-- Start Material provided --
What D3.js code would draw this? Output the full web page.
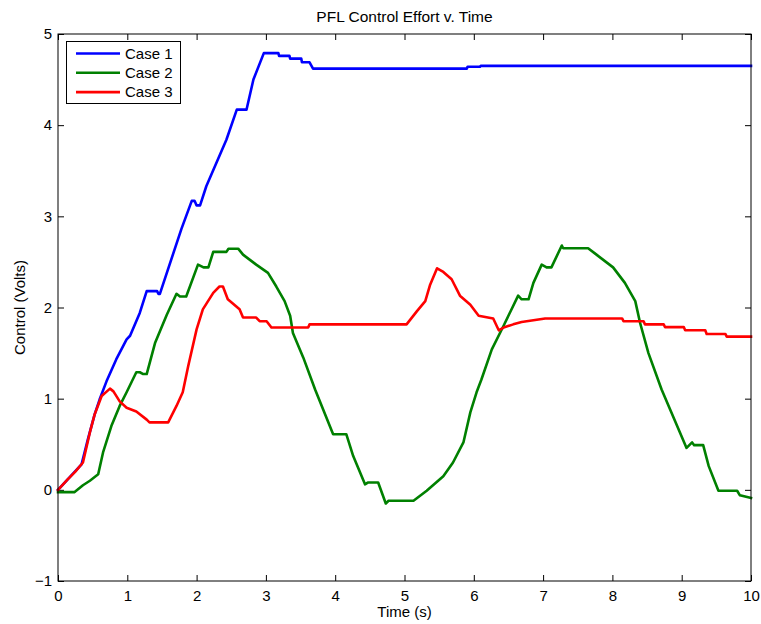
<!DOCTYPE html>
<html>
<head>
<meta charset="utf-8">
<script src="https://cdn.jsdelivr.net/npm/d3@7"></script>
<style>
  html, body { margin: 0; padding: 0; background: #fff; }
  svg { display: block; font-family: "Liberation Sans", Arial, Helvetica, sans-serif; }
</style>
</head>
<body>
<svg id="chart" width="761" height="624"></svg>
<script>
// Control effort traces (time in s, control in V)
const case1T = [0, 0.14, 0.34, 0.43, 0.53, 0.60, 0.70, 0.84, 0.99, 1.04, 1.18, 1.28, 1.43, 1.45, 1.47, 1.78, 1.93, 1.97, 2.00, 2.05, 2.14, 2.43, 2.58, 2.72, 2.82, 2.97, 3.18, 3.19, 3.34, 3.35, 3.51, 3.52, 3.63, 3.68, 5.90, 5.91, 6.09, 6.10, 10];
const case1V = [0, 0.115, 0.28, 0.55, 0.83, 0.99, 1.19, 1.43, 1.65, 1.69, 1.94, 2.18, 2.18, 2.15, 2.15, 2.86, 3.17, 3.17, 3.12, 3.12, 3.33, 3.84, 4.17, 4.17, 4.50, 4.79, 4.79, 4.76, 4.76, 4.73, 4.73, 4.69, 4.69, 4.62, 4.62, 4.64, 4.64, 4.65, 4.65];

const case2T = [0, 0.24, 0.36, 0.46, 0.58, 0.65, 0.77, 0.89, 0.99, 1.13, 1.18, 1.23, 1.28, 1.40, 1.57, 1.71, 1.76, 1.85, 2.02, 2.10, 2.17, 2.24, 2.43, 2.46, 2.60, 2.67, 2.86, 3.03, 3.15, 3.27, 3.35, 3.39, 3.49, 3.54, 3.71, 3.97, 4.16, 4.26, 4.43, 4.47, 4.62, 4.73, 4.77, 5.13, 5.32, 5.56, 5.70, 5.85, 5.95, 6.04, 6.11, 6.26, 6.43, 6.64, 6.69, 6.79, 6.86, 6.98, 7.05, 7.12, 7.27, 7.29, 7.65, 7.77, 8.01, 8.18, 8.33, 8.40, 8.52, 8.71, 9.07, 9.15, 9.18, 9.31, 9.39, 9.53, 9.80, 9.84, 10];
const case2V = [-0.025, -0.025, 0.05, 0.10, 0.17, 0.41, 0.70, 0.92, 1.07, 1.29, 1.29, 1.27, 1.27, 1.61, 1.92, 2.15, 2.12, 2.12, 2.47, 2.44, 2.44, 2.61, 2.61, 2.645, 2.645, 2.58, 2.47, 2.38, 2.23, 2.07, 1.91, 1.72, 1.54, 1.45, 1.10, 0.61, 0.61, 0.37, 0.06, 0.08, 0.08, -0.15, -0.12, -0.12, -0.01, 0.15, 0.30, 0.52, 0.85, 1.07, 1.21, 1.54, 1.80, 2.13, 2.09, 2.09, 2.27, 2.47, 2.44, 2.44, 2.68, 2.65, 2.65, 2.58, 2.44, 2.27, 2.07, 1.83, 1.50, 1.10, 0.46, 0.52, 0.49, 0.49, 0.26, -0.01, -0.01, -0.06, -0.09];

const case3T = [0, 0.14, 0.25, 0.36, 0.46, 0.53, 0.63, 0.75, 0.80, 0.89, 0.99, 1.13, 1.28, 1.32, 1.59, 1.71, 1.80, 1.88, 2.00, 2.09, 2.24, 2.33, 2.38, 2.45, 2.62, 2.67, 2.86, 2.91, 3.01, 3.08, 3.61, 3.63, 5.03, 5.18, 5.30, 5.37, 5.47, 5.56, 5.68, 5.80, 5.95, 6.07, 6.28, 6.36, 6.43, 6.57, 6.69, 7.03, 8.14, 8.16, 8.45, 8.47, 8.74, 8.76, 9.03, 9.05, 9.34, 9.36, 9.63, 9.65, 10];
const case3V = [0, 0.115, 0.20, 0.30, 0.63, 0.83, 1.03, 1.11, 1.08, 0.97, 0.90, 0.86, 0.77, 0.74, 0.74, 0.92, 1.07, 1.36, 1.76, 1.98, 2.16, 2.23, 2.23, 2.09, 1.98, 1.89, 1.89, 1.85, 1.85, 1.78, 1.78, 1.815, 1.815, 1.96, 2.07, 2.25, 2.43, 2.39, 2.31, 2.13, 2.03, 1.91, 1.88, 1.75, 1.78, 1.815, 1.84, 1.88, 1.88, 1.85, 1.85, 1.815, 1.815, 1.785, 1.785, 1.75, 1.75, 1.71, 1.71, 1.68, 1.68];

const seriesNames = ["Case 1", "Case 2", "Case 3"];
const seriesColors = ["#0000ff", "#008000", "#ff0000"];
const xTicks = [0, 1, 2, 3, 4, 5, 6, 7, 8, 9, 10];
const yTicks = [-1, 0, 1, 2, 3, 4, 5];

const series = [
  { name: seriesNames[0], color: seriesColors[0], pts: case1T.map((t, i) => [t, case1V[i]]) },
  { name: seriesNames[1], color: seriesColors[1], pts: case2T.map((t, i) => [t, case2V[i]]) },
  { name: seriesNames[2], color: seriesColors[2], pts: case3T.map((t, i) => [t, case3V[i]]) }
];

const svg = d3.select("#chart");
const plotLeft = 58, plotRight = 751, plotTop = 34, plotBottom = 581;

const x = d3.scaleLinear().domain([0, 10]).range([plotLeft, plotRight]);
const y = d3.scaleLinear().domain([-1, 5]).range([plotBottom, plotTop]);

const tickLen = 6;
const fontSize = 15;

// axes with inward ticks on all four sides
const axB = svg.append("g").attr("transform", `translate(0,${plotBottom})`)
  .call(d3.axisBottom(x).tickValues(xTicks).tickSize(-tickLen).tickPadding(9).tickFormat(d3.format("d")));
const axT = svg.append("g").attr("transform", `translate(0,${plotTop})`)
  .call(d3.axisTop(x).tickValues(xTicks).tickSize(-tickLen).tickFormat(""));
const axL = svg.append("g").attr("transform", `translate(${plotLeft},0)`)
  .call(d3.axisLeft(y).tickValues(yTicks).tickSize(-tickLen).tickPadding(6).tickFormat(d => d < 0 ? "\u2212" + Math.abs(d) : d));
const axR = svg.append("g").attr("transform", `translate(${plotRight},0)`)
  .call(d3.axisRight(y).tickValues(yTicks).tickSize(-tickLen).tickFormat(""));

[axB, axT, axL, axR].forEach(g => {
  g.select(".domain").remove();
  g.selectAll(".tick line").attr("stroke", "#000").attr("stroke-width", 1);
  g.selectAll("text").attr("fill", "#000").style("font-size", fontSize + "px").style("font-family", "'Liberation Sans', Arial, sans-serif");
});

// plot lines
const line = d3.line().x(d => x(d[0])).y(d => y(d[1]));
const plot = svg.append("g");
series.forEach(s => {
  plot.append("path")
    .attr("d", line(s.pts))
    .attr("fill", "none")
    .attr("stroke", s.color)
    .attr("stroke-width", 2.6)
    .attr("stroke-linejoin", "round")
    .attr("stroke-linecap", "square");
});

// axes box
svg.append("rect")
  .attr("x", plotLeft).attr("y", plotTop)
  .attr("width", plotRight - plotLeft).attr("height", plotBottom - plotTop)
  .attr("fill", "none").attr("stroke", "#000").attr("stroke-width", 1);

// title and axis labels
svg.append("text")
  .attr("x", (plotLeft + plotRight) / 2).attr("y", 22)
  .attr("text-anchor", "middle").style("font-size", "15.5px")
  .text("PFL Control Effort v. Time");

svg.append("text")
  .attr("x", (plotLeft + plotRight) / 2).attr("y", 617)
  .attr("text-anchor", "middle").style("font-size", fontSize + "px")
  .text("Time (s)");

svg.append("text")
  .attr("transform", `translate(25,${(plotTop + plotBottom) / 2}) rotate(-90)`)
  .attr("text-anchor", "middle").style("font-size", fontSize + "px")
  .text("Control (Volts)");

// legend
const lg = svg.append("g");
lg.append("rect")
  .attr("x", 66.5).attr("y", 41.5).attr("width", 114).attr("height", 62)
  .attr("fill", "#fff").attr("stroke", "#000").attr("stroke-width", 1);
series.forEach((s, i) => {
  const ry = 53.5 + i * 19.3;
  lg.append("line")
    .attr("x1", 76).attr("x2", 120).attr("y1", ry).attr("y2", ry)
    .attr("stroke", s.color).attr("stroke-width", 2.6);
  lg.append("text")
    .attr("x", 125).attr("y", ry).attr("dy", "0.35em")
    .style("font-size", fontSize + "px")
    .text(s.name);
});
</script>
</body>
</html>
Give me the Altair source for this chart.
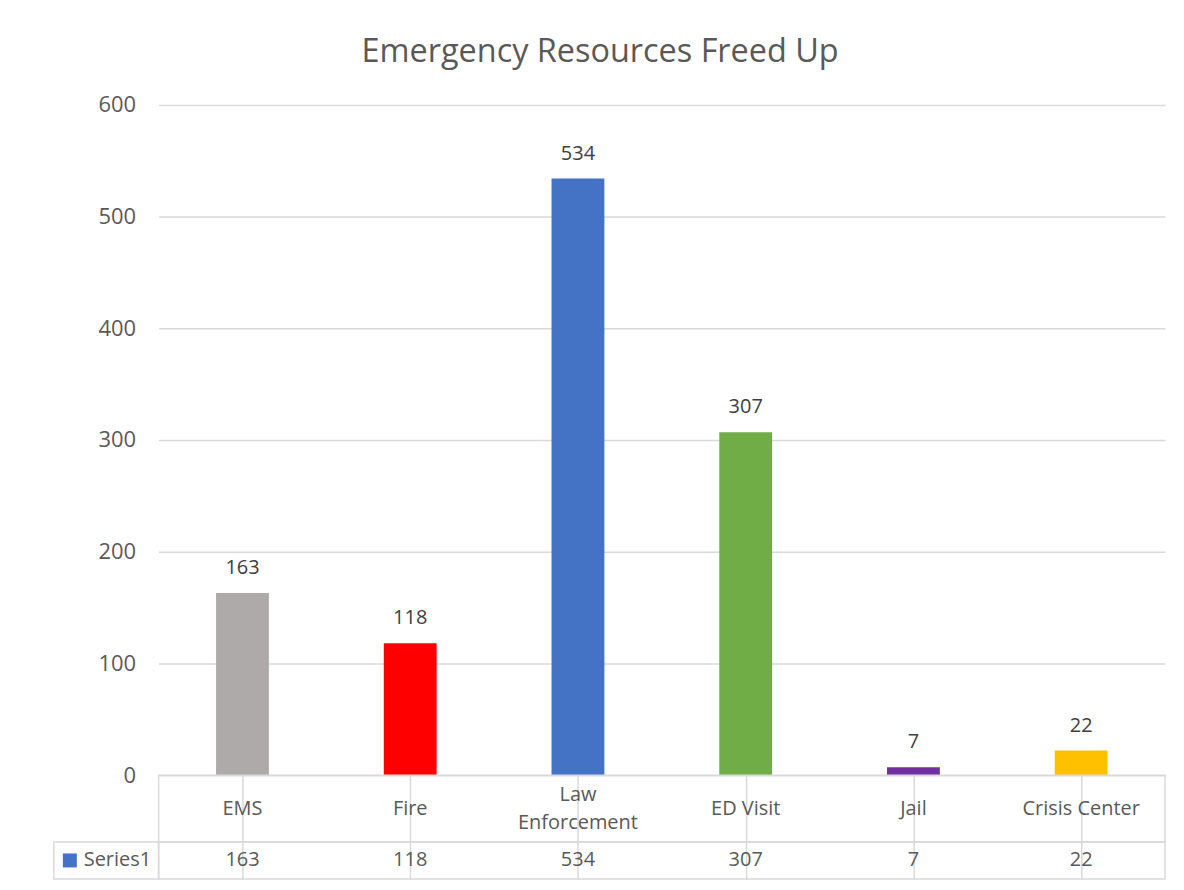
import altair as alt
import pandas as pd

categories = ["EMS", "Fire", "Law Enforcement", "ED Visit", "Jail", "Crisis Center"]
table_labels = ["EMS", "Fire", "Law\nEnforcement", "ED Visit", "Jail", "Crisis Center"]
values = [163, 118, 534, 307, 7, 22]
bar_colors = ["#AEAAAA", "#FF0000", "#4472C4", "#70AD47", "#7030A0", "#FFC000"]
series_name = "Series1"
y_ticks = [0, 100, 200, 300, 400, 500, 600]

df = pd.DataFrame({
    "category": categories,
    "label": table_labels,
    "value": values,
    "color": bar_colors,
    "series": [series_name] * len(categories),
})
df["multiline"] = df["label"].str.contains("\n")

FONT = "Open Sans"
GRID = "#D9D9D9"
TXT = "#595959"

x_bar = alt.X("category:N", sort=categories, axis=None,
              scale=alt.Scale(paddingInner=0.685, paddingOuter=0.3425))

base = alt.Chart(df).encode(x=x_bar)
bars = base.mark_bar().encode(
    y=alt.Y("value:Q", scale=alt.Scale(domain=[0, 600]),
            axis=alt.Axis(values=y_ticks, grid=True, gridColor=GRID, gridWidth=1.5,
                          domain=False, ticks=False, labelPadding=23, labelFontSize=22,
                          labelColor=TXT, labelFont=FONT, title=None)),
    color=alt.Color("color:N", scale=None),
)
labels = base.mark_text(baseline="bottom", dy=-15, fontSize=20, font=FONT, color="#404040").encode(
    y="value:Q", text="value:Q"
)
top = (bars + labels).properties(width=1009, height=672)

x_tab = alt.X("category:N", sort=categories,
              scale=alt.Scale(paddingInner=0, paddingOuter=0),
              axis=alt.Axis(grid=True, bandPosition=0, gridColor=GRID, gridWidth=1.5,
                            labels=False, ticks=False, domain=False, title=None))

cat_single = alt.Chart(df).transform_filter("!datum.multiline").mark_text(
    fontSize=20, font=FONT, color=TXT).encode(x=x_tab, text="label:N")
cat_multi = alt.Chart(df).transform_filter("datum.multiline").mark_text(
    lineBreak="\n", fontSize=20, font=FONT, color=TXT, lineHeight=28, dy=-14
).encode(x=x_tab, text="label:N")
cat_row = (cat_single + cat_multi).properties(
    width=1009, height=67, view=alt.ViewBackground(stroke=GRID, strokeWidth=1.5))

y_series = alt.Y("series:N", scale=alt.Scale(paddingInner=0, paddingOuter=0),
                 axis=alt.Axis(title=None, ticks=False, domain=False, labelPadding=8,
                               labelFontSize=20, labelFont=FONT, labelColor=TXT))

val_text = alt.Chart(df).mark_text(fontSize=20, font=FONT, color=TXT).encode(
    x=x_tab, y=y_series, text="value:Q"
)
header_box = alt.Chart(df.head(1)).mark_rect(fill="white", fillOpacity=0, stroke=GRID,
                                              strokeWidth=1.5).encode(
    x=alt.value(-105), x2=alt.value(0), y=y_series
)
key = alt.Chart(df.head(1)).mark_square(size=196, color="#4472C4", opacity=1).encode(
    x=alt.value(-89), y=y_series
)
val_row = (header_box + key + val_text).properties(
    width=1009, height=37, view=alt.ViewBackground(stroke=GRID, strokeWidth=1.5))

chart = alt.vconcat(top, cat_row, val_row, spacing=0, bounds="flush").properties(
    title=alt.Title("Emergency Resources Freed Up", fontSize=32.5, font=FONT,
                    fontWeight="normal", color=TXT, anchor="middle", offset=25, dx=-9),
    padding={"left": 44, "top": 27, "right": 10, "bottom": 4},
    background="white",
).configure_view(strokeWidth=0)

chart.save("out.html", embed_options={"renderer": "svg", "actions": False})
-- End Material provided --
** The exercise **
Select and copy each line from the data that includes the word "this".

** Written reply **
What D3.js code would draw this? Output the full web page.
Give me the Altair source for this chart.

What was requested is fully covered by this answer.